• **AIM**:
Print, word for word, the opening line of the data below and every line after it through the line that contains "ln.set_clip_path(b)", but not the pictures.

━━━━━━━━━━

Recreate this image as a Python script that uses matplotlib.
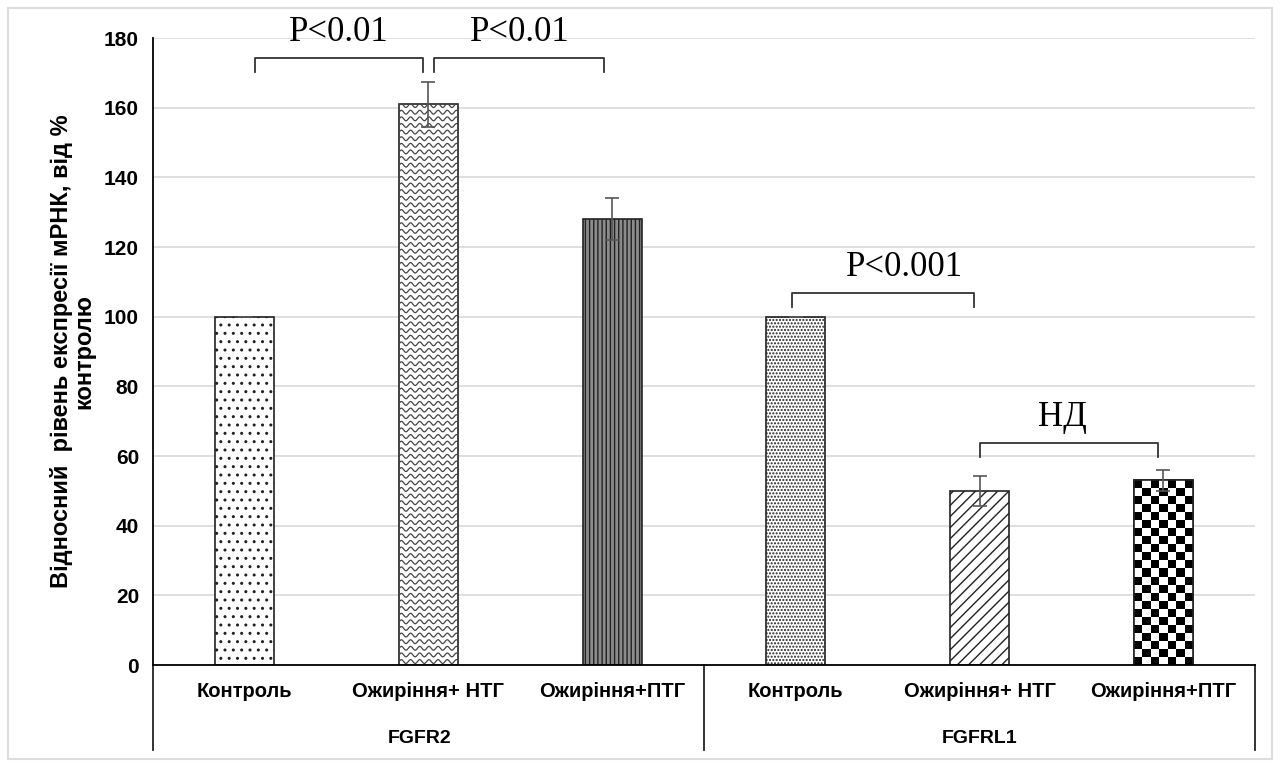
import matplotlib.pyplot as plt
import matplotlib.patches as mpatches
import numpy as np

plt.rcParams['font.family'] = ['Liberation Sans Narrow', 'Liberation Sans', 'DejaVu Sans']

# дані
categories = ['Контроль', 'Ожиріння+ НТГ', 'Ожиріння+ПТГ',
              'Контроль', 'Ожиріння+ НТГ', 'Ожиріння+ПТГ']
groups = ['FGFR2', 'FGFRL1']
values = [100, 161, 128, 100, 50, 53]
errors = [0, 6.5, 6, 0, 4.3, 3]
hatches = ['..', '', '||||', '.....', '///', '']
facecolors = ['white', 'white', '#8c8c8c', 'white', 'white', 'white']

# дужки значущості: (від, до, висота, підпис, положення підпису)
brackets = [(0.055, 0.97, 174.3, 'P<0.01', 0.51),
            (1.03, 1.955, 174.3, 'P<0.01', 1.5),
            (2.98, 3.97, 106.8, 'P<0.001', 3.59),
            (4.0, 4.97, 63.7, 'НД', 4.45)]

fig = plt.figure(figsize=(12.8, 7.65), dpi=100)
ax = fig.add_axes([0.1195, 0.1307, 0.861, 0.8196])

x = np.arange(len(values))
bars = ax.bar(x, values, width=0.32, color=facecolors, edgecolor='#222222',
              linewidth=1.2, hatch=hatches, zorder=3)
ax.errorbar(x, values, yerr=errors, fmt='none',
            ecolor='#555555', elinewidth=1.2, capsize=5, capthick=1.2, zorder=6)

# хвиляста штриховка (Ожиріння+ НТГ, FGFR2)
b = bars[1]
xs = np.linspace(b.get_x(), b.get_x() + b.get_width(), 200)
wave = 0.55 * np.sin(2 * np.pi * (xs - b.get_x()) / 0.05)
for y0 in np.arange(1, b.get_height(), 1.9):
    ln, = ax.plot(xs, y0 + wave, color='#444444', linewidth=0.9, zorder=4)
    ln.set_clip_path(b)

# шахова штриховка (Ожиріння+ПТГ, FGFRL1)
b = bars[5]
nrow = int(round(b.get_height() / 2.3))
checker = (np.add.outer(np.arange(nrow), np.arange(7)) % 2).astype(float)
im = ax.imshow(checker, cmap='gray', extent=(b.get_x(), b.get_x() + b.get_width(), 0, b.get_height()),
               aspect='auto', interpolation='nearest', zorder=4, origin='lower')
im.set_clip_path(b)
ax.bar(x[5], values[5], width=0.32, fill=False, edgecolor='#222222', linewidth=1.2, zorder=5)

ax.set_xlim(-0.5, 5.5)
ax.set_ylim(0, 180)
ax.set_yticks(np.arange(0, 181, 20))
ax.yaxis.grid(True, color='#d9d9d9', linewidth=1.2, zorder=0)
ax.set_axisbelow(True)
for s in ['top', 'right']:
    ax.spines[s].set_visible(False)
ax.spines['left'].set_linewidth(1.3)
ax.spines['bottom'].set_linewidth(1.3)
ax.spines['bottom'].set_zorder(7)
ax.tick_params(axis='y', length=0, pad=10)
for lbl in ax.get_yticklabels():
    lbl.set_fontweight('bold')
    lbl.set_fontsize(15)
    lbl.set_family(['Liberation Sans', 'DejaVu Sans'])

ax.set_xticks(x)
ax.set_xticklabels(categories, fontsize=14.5, fontweight='bold')
ax.tick_params(axis='x', length=0, pad=12)

# групові підписи та роздільники
for i, g in enumerate(groups):
    ax.text(1 + 3 * i - 0.05 * (1 - i), -0.118, g, transform=ax.get_xaxis_transform(),
            ha='center', va='center', fontsize=14, fontweight='bold')
for xv in [0.0, 0.5, 1.0]:
    ax.plot([xv, xv], [0, -0.136], transform=ax.transAxes, color='#222222',
            linewidth=1.3, clip_on=False)

ax.set_ylabel('Відносний  рівень експресії мРНК, від %\nконтролю',
              fontsize=17, fontweight='bold', family=['Liberation Sans', 'DejaVu Sans'],
              labelpad=6, linespacing=1.0)

for x0, x1, h, txt, xt in brackets:
    ax.plot([x0, x0, x1, x1], [h - 4, h, h, h - 4], color='#333333',
            linewidth=1.3, zorder=5, clip_on=False)
    ax.text(xt, h + 2.5, txt, ha='center', va='bottom',
            fontsize=25, family=['Liberation Serif', 'DejaVu Serif'], clip_on=False)

# зовнішня рамка
fig.patches.append(mpatches.Rectangle((0.006, 0.008), 0.988, 0.982, transform=fig.transFigure,
                                      fill=False, edgecolor='#dddddd', linewidth=1.5))

fig.savefig('out.png', dpi=100)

━━━━━━━━━━

• **ANSWER TO THE EXERCISE**:
Recreate this image as a Python script that uses matplotlib.
import matplotlib.pyplot as plt
import matplotlib.patches as mpatches
import numpy as np

plt.rcParams['font.family'] = ['Liberation Sans Narrow', 'Liberation Sans', 'DejaVu Sans']

# дані
categories = ['Контроль', 'Ожиріння+ НТГ', 'Ожиріння+ПТГ',
              'Контроль', 'Ожиріння+ НТГ', 'Ожиріння+ПТГ']
groups = ['FGFR2', 'FGFRL1']
values = [100, 161, 128, 100, 50, 53]
errors = [0, 6.5, 6, 0, 4.3, 3]
hatches = ['..', '', '||||', '.....', '///', '']
facecolors = ['white', 'white', '#8c8c8c', 'white', 'white', 'white']

# дужки значущості: (від, до, висота, підпис, положення підпису)
brackets = [(0.055, 0.97, 174.3, 'P<0.01', 0.51),
            (1.03, 1.955, 174.3, 'P<0.01', 1.5),
            (2.98, 3.97, 106.8, 'P<0.001', 3.59),
            (4.0, 4.97, 63.7, 'НД', 4.45)]

fig = plt.figure(figsize=(12.8, 7.65), dpi=100)
ax = fig.add_axes([0.1195, 0.1307, 0.861, 0.8196])

x = np.arange(len(values))
bars = ax.bar(x, values, width=0.32, color=facecolors, edgecolor='#222222',
              linewidth=1.2, hatch=hatches, zorder=3)
ax.errorbar(x, values, yerr=errors, fmt='none',
            ecolor='#555555', elinewidth=1.2, capsize=5, capthick=1.2, zorder=6)

# хвиляста штриховка (Ожиріння+ НТГ, FGFR2)
b = bars[1]
xs = np.linspace(b.get_x(), b.get_x() + b.get_width(), 200)
wave = 0.55 * np.sin(2 * np.pi * (xs - b.get_x()) / 0.05)
for y0 in np.arange(1, b.get_height(), 1.9):
    ln, = ax.plot(xs, y0 + wave, color='#444444', linewidth=0.9, zorder=4)
    ln.set_clip_path(b)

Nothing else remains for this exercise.